■ **Exercise aim**
All the data should be repeated exactly. Any image in it is left out.

■ **Material provided**
begin
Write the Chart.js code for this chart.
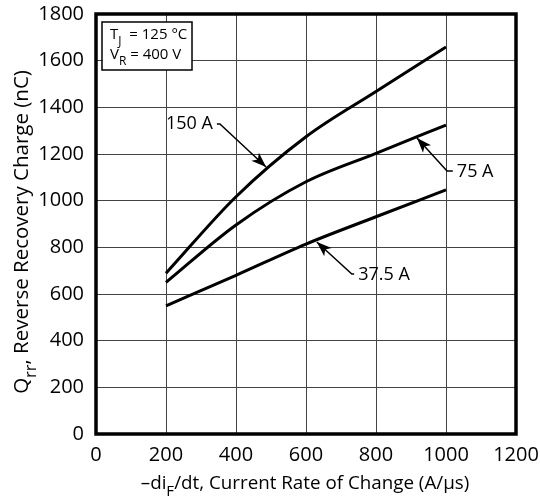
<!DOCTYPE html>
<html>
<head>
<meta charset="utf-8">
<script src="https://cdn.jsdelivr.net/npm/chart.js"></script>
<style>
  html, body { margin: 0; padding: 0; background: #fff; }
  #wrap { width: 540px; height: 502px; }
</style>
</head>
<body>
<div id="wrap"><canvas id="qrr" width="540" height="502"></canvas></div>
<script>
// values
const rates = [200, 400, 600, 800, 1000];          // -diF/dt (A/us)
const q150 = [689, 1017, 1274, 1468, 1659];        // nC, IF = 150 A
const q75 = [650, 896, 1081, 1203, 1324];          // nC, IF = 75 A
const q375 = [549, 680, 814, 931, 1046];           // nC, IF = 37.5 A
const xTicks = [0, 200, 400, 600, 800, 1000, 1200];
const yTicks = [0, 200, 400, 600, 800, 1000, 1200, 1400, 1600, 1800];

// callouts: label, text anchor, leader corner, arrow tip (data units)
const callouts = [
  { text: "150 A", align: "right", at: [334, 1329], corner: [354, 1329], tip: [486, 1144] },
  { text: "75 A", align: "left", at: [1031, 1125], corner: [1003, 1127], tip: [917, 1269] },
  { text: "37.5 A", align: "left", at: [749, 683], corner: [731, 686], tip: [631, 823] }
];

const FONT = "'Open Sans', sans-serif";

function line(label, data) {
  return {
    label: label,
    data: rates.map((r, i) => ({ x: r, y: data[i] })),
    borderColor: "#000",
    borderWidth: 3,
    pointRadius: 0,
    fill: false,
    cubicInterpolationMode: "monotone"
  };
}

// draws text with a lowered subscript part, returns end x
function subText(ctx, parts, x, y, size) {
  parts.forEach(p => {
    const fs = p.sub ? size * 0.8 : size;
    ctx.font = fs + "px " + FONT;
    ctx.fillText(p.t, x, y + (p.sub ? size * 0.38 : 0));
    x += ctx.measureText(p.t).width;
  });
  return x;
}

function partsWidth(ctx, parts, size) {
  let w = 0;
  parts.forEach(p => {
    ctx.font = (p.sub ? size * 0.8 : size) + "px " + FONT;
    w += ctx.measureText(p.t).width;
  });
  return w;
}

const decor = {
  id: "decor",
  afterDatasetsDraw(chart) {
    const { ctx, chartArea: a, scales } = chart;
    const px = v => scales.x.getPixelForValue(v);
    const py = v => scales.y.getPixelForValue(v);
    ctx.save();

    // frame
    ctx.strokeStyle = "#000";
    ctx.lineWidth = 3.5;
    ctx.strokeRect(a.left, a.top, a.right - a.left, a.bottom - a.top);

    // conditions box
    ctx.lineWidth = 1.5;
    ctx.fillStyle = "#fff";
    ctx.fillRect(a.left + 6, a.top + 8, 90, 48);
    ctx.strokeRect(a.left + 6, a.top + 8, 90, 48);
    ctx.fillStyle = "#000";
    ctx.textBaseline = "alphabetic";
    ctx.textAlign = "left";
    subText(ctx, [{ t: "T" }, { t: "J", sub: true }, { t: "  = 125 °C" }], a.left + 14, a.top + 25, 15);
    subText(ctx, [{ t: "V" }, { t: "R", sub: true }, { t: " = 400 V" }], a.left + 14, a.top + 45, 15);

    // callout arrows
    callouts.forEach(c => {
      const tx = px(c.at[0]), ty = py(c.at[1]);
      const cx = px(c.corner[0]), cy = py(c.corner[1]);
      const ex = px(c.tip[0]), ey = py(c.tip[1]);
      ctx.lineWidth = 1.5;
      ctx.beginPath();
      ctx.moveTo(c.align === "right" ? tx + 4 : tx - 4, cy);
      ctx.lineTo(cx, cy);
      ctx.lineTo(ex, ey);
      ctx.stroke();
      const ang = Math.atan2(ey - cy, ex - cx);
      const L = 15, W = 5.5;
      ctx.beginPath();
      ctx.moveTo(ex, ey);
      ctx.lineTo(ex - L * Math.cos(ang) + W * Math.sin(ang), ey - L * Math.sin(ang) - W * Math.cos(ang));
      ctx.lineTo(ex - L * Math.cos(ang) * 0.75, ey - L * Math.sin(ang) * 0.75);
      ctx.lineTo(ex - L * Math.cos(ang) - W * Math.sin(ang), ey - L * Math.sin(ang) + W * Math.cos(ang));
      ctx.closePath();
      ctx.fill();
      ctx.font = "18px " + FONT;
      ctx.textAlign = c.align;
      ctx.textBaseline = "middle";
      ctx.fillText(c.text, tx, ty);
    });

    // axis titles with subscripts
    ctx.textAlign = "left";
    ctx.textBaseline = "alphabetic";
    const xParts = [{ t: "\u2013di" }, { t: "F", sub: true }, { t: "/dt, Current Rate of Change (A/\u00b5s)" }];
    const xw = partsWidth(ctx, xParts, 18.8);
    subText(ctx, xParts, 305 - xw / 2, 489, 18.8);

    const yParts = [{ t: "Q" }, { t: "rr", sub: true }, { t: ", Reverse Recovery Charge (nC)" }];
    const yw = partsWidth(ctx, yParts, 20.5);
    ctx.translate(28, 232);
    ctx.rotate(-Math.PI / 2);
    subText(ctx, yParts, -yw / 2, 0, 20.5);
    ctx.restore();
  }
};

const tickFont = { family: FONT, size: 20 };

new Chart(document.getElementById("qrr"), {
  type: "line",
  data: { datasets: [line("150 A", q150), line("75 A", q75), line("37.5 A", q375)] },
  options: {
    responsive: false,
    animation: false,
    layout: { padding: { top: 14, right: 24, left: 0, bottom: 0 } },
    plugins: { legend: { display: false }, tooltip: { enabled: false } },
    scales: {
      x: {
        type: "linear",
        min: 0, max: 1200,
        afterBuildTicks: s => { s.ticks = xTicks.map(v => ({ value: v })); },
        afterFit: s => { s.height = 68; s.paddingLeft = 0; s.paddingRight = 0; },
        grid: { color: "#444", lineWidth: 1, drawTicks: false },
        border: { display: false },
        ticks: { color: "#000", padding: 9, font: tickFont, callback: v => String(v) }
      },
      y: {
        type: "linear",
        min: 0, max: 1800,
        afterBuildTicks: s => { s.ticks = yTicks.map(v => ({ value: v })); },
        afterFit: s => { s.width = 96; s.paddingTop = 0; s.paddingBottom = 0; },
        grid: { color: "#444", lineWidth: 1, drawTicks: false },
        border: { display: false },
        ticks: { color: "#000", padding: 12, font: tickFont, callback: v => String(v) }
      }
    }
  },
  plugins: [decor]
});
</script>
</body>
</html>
end
■ **The solution**
Write the Chart.js code for this chart.
<!DOCTYPE html>
<html>
<head>
<meta charset="utf-8">
<script src="https://cdn.jsdelivr.net/npm/chart.js"></script>
<style>
  html, body { margin: 0; padding: 0; background: #fff; }
  #wrap { width: 540px; height: 502px; }
</style>
</head>
<body>
<div id="wrap"><canvas id="qrr" width="540" height="502"></canvas></div>
<script>
// values
const rates = [200, 400, 600, 800, 1000];          // -diF/dt (A/us)
const q150 = [689, 1017, 1274, 1468, 1659];        // nC, IF = 150 A
const q75 = [650, 896, 1081, 1203, 1324];          // nC, IF = 75 A
const q375 = [549, 680, 814, 931, 1046];           // nC, IF = 37.5 A
const xTicks = [0, 200, 400, 600, 800, 1000, 1200];
const yTicks = [0, 200, 400, 600, 800, 1000, 1200, 1400, 1600, 1800];

// callouts: label, text anchor, leader corner, arrow tip (data units)
const callouts = [
  { text: "150 A", align: "right", at: [334, 1329], corner: [354, 1329], tip: [486, 1144] },
  { text: "75 A", align: "left", at: [1031, 1125], corner: [1003, 1127], tip: [917, 1269] },
  { text: "37.5 A", align: "left", at: [749, 683], corner: [731, 686], tip: [631, 823] }
];

const FONT = "'Open Sans', sans-serif";

function line(label, data) {
  return {
    label: label,
    data: rates.map((r, i) => ({ x: r, y: data[i] })),
    borderColor: "#000",
    borderWidth: 3,
    pointRadius: 0,
    fill: false,
    cubicInterpolationMode: "monotone"
  };
}

// draws text with a lowered subscript part, returns end x
function subText(ctx, parts, x, y, size) {
  parts.forEach(p => {
    const fs = p.sub ? size * 0.8 : size;
    ctx.font = fs + "px " + FONT;
    ctx.fillText(p.t, x, y + (p.sub ? size * 0.38 : 0));
    x += ctx.measureText(p.t).width;
  });
  return x;
}

function partsWidth(ctx, parts, size) {
  let w = 0;
  parts.forEach(p => {
    ctx.font = (p.sub ? size * 0.8 : size) + "px " + FONT;
    w += ctx.measureText(p.t).width;
  });
  return w;
}

const decor = {
  id: "decor",
  afterDatasetsDraw(chart) {
    const { ctx, chartArea: a, scales } = chart;
    const px = v => scales.x.getPixelForValue(v);
    const py = v => scales.y.getPixelForValue(v);
    ctx.save();

    // frame
    ctx.strokeStyle = "#000";
    ctx.lineWidth = 3.5;
    ctx.strokeRect(a.left, a.top, a.right - a.left, a.bottom - a.top);

    // conditions box
    ctx.lineWidth = 1.5;
    ctx.fillStyle = "#fff";
    ctx.fillRect(a.left + 6, a.top + 8, 90, 48);
    ctx.strokeRect(a.left + 6, a.top + 8, 90, 48);
    ctx.fillStyle = "#000";
    ctx.textBaseline = "alphabetic";
    ctx.textAlign = "left";
    subText(ctx, [{ t: "T" }, { t: "J", sub: true }, { t: "  = 125 °C" }], a.left + 14, a.top + 25, 15);
    subText(ctx, [{ t: "V" }, { t: "R", sub: true }, { t: " = 400 V" }], a.left + 14, a.top + 45, 15);

    // callout arrows
    callouts.forEach(c => {
      const tx = px(c.at[0]), ty = py(c.at[1]);
      const cx = px(c.corner[0]), cy = py(c.corner[1]);
      const ex = px(c.tip[0]), ey = py(c.tip[1]);
      ctx.lineWidth = 1.5;
      ctx.beginPath();
      ctx.moveTo(c.align === "right" ? tx + 4 : tx - 4, cy);
      ctx.lineTo(cx, cy);
      ctx.lineTo(ex, ey);
      ctx.stroke();
      const ang = Math.atan2(ey - cy, ex - cx);
      const L = 15, W = 5.5;
      ctx.beginPath();
      ctx.moveTo(ex, ey);
      ctx.lineTo(ex - L * Math.cos(ang) + W * Math.sin(ang), ey - L * Math.sin(ang) - W * Math.cos(ang));
      ctx.lineTo(ex - L * Math.cos(ang) * 0.75, ey - L * Math.sin(ang) * 0.75);
      ctx.lineTo(ex - L * Math.cos(ang) - W * Math.sin(ang), ey - L * Math.sin(ang) + W * Math.cos(ang));
      ctx.closePath();
      ctx.fill();
      ctx.font = "18px " + FONT;
      ctx.textAlign = c.align;
      ctx.textBaseline = "middle";
      ctx.fillText(c.text, tx, ty);
    });

    // axis titles with subscripts
    ctx.textAlign = "left";
    ctx.textBaseline = "alphabetic";
    const xParts = [{ t: "\u2013di" }, { t: "F", sub: true }, { t: "/dt, Current Rate of Change (A/\u00b5s)" }];
    const xw = partsWidth(ctx, xParts, 18.8);
    subText(ctx, xParts, 305 - xw / 2, 489, 18.8);

    const yParts = [{ t: "Q" }, { t: "rr", sub: true }, { t: ", Reverse Recovery Charge (nC)" }];
    const yw = partsWidth(ctx, yParts, 20.5);
    ctx.translate(28, 232);
    ctx.rotate(-Math.PI / 2);
    subText(ctx, yParts, -yw / 2, 0, 20.5);
    ctx.restore();
  }
};

const tickFont = { family: FONT, size: 20 };

new Chart(document.getElementById("qrr"), {
  type: "line",
  data: { datasets: [line("150 A", q150), line("75 A", q75), line("37.5 A", q375)] },
  options: {
    responsive: false,
    animation: false,
    layout: { padding: { top: 14, right: 24, left: 0, bottom: 0 } },
    plugins: { legend: { display: false }, tooltip: { enabled: false } },
    scales: {
      x: {
        type: "linear",
        min: 0, max: 1200,
        afterBuildTicks: s => { s.ticks = xTicks.map(v => ({ value: v })); },
        afterFit: s => { s.height = 68; s.paddingLeft = 0; s.paddingRight = 0; },
        grid: { color: "#444", lineWidth: 1, drawTicks: false },
        border: { display: false },
        ticks: { color: "#000", padding: 9, font: tickFont, callback: v => String(v) }
      },
      y: {
        type: "linear",
        min: 0, max: 1800,
        afterBuildTicks: s => { s.ticks = yTicks.map(v => ({ value: v })); },
        afterFit: s => { s.width = 96; s.paddingTop = 0; s.paddingBottom = 0; },
        grid: { color: "#444", lineWidth: 1, drawTicks: false },
        border: { display: false },
        ticks: { color: "#000", padding: 12, font: tickFont, callback: v => String(v) }
      }
    }
  },
  plugins: [decor]
});
</script>
</body>
</html>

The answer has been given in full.